◆ TASK TO COMPLETE ◆
Retype only what runs from the beginning of the data through the line with "const categories = countries.flatMap(c"; please omit the pictures and keep every line exact.

◆ AVAILABLE DATA ◆

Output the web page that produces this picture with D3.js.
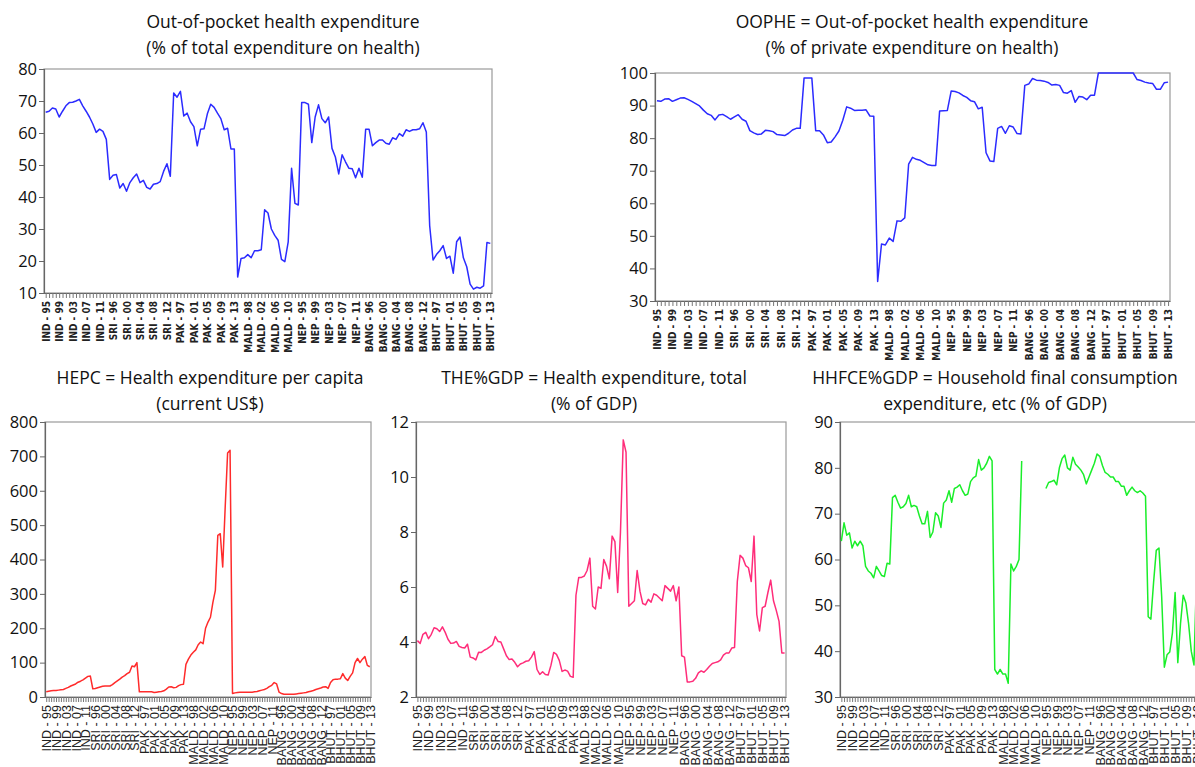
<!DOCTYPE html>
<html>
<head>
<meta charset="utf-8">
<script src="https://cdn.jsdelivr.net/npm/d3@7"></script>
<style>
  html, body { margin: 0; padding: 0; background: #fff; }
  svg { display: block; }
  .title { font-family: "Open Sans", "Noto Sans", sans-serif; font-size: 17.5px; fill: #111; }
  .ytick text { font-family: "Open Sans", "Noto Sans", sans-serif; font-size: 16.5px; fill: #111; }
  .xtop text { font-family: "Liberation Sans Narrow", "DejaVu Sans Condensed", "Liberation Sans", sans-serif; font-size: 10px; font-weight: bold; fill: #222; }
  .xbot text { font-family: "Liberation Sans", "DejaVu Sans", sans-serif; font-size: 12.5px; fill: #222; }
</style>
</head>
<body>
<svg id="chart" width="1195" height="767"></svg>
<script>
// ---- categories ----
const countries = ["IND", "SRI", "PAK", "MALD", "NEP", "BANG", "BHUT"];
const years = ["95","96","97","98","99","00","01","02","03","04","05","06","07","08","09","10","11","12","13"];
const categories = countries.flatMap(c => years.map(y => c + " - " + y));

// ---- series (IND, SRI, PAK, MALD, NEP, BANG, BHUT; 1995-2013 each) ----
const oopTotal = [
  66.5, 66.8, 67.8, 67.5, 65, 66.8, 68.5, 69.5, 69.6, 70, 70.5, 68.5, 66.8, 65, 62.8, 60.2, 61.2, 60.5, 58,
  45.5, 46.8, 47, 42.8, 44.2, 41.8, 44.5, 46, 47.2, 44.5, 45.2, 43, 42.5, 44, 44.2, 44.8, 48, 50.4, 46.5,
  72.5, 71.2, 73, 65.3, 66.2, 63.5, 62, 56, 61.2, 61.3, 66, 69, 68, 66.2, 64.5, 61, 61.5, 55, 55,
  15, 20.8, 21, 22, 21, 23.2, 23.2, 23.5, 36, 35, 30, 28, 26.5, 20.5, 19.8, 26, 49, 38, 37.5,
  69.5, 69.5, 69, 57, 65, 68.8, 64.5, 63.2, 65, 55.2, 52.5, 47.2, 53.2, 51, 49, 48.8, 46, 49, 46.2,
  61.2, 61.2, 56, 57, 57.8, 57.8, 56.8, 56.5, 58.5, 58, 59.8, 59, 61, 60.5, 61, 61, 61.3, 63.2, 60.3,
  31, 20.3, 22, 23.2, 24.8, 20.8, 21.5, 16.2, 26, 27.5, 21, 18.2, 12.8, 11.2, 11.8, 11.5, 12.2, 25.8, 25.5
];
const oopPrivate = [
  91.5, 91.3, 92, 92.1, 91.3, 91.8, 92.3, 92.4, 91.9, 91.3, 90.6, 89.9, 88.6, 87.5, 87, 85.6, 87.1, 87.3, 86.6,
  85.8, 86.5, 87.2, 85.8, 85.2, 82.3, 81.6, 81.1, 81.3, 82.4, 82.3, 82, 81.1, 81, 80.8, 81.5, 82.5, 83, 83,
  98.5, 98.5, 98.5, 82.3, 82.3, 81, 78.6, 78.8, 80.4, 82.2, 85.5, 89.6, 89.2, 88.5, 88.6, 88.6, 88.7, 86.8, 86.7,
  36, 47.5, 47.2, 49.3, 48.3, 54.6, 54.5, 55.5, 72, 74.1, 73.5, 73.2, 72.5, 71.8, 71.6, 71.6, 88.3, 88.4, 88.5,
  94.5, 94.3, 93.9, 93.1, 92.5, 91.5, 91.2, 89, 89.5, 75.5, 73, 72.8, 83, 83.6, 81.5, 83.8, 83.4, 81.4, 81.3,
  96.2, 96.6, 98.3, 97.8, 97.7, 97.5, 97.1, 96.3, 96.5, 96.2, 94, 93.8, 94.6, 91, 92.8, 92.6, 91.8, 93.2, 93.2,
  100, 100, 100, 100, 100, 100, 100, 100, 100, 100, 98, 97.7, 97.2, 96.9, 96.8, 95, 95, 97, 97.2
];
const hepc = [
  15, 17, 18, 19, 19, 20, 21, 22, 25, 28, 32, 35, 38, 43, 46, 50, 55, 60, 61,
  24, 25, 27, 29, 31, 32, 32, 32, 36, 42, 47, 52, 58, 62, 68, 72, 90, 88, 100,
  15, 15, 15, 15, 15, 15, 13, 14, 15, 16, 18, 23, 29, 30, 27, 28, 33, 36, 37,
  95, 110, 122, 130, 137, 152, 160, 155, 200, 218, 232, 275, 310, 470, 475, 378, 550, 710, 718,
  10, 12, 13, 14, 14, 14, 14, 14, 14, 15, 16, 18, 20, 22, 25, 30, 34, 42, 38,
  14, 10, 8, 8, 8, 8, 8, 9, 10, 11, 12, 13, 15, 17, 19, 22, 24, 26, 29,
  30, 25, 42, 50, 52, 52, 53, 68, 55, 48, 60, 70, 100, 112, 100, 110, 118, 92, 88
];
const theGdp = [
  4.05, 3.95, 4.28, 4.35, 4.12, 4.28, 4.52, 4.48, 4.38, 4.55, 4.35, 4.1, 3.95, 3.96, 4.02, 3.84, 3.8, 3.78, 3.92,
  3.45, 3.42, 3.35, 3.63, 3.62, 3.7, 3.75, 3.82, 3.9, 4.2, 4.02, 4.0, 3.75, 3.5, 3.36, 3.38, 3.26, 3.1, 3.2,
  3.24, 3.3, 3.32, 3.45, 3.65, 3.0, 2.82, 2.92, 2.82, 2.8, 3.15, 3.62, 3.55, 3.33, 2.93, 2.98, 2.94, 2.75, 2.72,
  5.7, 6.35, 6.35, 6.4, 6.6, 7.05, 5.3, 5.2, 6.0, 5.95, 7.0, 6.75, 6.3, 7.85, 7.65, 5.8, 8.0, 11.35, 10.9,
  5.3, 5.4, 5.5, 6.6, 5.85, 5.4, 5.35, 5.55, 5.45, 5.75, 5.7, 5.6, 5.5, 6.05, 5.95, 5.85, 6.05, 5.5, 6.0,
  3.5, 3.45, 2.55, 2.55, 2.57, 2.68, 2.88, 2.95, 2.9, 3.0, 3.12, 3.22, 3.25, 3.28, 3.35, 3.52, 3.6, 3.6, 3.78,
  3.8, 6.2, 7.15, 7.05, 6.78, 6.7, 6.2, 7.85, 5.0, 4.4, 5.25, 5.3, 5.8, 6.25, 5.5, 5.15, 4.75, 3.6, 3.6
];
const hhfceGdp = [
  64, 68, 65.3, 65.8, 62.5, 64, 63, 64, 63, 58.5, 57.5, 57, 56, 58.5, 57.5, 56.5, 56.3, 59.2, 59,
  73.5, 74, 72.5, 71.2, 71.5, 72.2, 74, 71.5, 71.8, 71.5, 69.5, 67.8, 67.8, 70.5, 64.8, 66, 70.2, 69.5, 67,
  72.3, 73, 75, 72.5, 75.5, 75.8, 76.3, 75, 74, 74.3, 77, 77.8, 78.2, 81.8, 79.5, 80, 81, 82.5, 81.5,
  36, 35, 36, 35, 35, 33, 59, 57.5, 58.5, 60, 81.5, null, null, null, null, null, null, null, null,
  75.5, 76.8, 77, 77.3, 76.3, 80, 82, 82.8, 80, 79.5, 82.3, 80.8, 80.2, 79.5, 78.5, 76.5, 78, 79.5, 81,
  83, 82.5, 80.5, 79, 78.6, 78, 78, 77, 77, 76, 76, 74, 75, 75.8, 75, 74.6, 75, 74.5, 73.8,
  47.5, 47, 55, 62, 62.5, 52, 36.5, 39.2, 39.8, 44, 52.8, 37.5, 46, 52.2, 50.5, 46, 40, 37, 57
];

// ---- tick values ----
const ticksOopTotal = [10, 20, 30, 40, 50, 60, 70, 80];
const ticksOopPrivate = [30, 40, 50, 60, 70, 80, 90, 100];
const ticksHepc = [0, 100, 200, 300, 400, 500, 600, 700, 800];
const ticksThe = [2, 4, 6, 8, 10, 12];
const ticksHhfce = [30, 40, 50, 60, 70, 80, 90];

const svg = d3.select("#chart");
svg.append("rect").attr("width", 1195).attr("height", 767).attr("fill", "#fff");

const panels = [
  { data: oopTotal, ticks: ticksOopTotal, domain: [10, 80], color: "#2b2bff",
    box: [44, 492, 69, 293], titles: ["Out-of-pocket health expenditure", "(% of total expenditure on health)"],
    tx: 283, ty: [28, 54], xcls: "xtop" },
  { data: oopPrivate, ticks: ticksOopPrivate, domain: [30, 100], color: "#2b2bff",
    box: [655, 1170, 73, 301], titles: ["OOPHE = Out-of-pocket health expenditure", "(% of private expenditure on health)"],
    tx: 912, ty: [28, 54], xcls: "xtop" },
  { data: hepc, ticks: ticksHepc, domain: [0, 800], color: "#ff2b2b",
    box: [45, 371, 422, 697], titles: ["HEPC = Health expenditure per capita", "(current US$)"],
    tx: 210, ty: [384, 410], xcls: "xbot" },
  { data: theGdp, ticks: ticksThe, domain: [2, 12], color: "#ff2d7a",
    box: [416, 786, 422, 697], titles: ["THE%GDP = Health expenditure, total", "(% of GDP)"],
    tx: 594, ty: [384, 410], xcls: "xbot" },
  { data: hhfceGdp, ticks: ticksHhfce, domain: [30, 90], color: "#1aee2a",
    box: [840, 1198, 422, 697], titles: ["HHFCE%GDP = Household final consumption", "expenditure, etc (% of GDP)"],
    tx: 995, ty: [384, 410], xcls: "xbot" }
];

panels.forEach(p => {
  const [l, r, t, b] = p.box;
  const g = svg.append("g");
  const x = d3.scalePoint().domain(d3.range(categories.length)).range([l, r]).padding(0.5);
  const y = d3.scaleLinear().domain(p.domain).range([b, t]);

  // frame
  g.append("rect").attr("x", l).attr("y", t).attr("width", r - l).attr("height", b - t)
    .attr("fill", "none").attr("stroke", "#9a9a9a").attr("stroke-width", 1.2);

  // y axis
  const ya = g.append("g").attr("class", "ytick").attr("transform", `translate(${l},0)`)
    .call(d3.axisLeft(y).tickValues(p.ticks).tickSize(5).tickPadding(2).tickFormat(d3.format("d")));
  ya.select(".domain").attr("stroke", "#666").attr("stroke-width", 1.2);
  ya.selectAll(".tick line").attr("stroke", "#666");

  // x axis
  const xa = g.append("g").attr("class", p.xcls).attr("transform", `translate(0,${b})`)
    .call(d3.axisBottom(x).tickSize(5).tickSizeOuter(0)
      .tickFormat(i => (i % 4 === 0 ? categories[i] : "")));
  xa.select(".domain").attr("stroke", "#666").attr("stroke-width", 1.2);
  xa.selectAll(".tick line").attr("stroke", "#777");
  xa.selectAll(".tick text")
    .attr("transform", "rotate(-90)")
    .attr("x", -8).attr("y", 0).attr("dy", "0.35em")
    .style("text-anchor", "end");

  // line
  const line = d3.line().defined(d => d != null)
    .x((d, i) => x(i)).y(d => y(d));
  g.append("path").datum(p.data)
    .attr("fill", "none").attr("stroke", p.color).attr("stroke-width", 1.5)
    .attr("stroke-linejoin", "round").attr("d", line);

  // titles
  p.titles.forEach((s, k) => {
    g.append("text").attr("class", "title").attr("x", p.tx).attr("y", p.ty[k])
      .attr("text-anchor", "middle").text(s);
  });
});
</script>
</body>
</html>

◆ TASK RESULT ◆
Output the web page that produces this picture with D3.js.
<!DOCTYPE html>
<html>
<head>
<meta charset="utf-8">
<script src="https://cdn.jsdelivr.net/npm/d3@7"></script>
<style>
  html, body { margin: 0; padding: 0; background: #fff; }
  svg { display: block; }
  .title { font-family: "Open Sans", "Noto Sans", sans-serif; font-size: 17.5px; fill: #111; }
  .ytick text { font-family: "Open Sans", "Noto Sans", sans-serif; font-size: 16.5px; fill: #111; }
  .xtop text { font-family: "Liberation Sans Narrow", "DejaVu Sans Condensed", "Liberation Sans", sans-serif; font-size: 10px; font-weight: bold; fill: #222; }
  .xbot text { font-family: "Liberation Sans", "DejaVu Sans", sans-serif; font-size: 12.5px; fill: #222; }
</style>
</head>
<body>
<svg id="chart" width="1195" height="767"></svg>
<script>
// ---- categories ----
const countries = ["IND", "SRI", "PAK", "MALD", "NEP", "BANG", "BHUT"];
const years = ["95","96","97","98","99","00","01","02","03","04","05","06","07","08","09","10","11","12","13"];
const categories = countries.flatMap(c => years.map(y => c + " - " + y));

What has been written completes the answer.